Designed by Apple in California
- Author: Jonathan Ive
- Illustrator: Andrew Zuckerman
- Publisher: Apple Inc.
- Publication date: November 15, 2016
- ISBN: 9780997513813
- OCLC: 964571563

= Designed by Apple in California =

Photobook of Apple products

Designed by Apple in California is a photo-book written by Jonathan Ive with photos taken by Andrew Zuckerman, and published by Apple Inc. in 2016. The book is intended to showcase the company's history, containing 450 pictures of Apple products released from 1998 to 2015.

Designed by Apple in California received praise for its showcase of late Apple co-founder Steve Jobs' work and the book's physical design, while it took criticism for being considered a "vanity project" and that many of its pictures were already publicized.

==Synopsis==
The book contains 450 photographs of new and old Apple products taken by Andrew Zuckerman, showcased on stark white backgrounds. They cover 20 years of the company's product design, from the iMac G3 released in 1998 to the Apple Pencil released in 2015, although not all products during that timeframe are included. In addition to its photographs, the book also discusses the materials used in Apple products and techniques used by the company's design team. The book was dedicated to Apple co-founder Steve Jobs and contains an introduction written by then-Apple chief design officer Jony Ive. Ive described the book as an "archive". Apple stated that the book is printed on "specially milled, custom-dyed paper with gilded matte silver edges, using eight color separations and low-ghost ink", and that it was linen-bound, hardcover, and developed "over an eight-year period".

==Release==
The book was announced by Apple Inc. on November 15, 2016. It was published in two sizes, a "small" version measuring 10.2 inches by 12.75 inches (260x324mm) for $199 (£169), and a "large" version measuring 13 inches by 16.25 inches (330x413mm) for $299 (£249), sold by Apple online and in some of its retail Apple Store locations. The book was discontinued by Apple in August 2019, selling out worldwide by September of the same year.

==Reception==
Rene Ritchie of iMore gave a positive review, noting that the book "collects and catalogs the products willed into the world by Steve Jobs, Jony Ive, and the team they assembled in Cupertino" and that it "is one of the most finely crafted books [he has] ever owned". Brian Fagioli of BetaNews commented that the book's high price "sets the value and desirability at a high level" and that it is "intended to be a collectible piece of art".

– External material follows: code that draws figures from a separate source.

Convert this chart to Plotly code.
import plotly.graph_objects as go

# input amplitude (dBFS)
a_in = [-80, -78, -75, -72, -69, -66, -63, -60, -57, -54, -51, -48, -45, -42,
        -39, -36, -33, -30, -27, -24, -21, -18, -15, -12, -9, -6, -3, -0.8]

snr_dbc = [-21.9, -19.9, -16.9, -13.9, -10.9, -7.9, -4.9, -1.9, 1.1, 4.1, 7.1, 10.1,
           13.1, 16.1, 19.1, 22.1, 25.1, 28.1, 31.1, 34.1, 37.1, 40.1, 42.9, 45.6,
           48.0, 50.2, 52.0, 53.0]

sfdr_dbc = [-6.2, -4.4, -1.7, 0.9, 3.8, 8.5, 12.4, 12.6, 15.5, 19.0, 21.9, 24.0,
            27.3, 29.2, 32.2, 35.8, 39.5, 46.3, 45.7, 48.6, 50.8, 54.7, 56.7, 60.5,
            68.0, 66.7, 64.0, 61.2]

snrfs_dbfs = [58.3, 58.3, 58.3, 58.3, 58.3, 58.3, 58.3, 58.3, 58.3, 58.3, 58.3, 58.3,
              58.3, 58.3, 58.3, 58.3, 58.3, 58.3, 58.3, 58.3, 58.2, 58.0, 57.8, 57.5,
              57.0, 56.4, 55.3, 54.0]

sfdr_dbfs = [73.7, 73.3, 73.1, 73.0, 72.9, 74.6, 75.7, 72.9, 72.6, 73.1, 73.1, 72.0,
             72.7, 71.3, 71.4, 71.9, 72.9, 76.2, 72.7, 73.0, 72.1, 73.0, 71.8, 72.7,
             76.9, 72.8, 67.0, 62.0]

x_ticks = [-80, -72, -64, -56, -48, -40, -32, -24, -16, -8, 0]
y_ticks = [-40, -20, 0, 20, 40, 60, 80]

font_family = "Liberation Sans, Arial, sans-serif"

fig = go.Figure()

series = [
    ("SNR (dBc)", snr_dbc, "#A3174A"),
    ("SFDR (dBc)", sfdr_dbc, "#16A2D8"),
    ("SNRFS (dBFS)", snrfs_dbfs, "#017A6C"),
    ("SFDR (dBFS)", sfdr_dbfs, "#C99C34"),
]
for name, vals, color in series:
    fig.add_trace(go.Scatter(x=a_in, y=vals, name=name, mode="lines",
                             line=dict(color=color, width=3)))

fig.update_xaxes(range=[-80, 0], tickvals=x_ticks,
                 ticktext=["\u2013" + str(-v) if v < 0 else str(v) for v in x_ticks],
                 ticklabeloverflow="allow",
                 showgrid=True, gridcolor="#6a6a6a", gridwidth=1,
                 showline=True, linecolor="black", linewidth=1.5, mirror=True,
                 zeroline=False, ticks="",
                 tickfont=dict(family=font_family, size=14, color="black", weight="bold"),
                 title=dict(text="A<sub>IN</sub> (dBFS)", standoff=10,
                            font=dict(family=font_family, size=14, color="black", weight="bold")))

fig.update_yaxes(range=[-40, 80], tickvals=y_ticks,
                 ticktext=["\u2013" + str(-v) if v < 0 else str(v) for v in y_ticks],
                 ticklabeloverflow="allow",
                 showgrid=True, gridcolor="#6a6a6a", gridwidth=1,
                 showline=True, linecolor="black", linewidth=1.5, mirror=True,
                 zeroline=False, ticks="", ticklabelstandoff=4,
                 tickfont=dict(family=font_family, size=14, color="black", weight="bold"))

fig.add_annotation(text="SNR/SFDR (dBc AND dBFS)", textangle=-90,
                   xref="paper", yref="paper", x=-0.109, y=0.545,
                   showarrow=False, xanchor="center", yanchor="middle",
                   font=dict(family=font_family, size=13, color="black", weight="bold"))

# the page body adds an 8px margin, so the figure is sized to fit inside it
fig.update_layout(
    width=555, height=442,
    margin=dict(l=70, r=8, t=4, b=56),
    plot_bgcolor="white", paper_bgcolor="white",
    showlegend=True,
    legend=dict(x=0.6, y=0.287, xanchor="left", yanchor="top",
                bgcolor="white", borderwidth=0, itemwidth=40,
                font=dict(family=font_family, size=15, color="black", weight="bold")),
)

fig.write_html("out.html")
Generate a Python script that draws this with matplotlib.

Kif Leswing of Business Insider gave a negative review, describing the book as "Ive's vanity project" and stating that many of its photos have been released by Apple before. Leswing felt the book itself was large in size and "not that special" for its price, compared to art books, and that he could spend the book's price "on way more fun things — like Snapchat's Spectacles, or a discounted Apple Watch".

James Vincent of The Verge said that the book's release "show[s] a certain amount of self-interest, navel-gazing, and even arrogance from Apple" and that he would "be interested to see if the company can justify releasing another such book 20 years from now".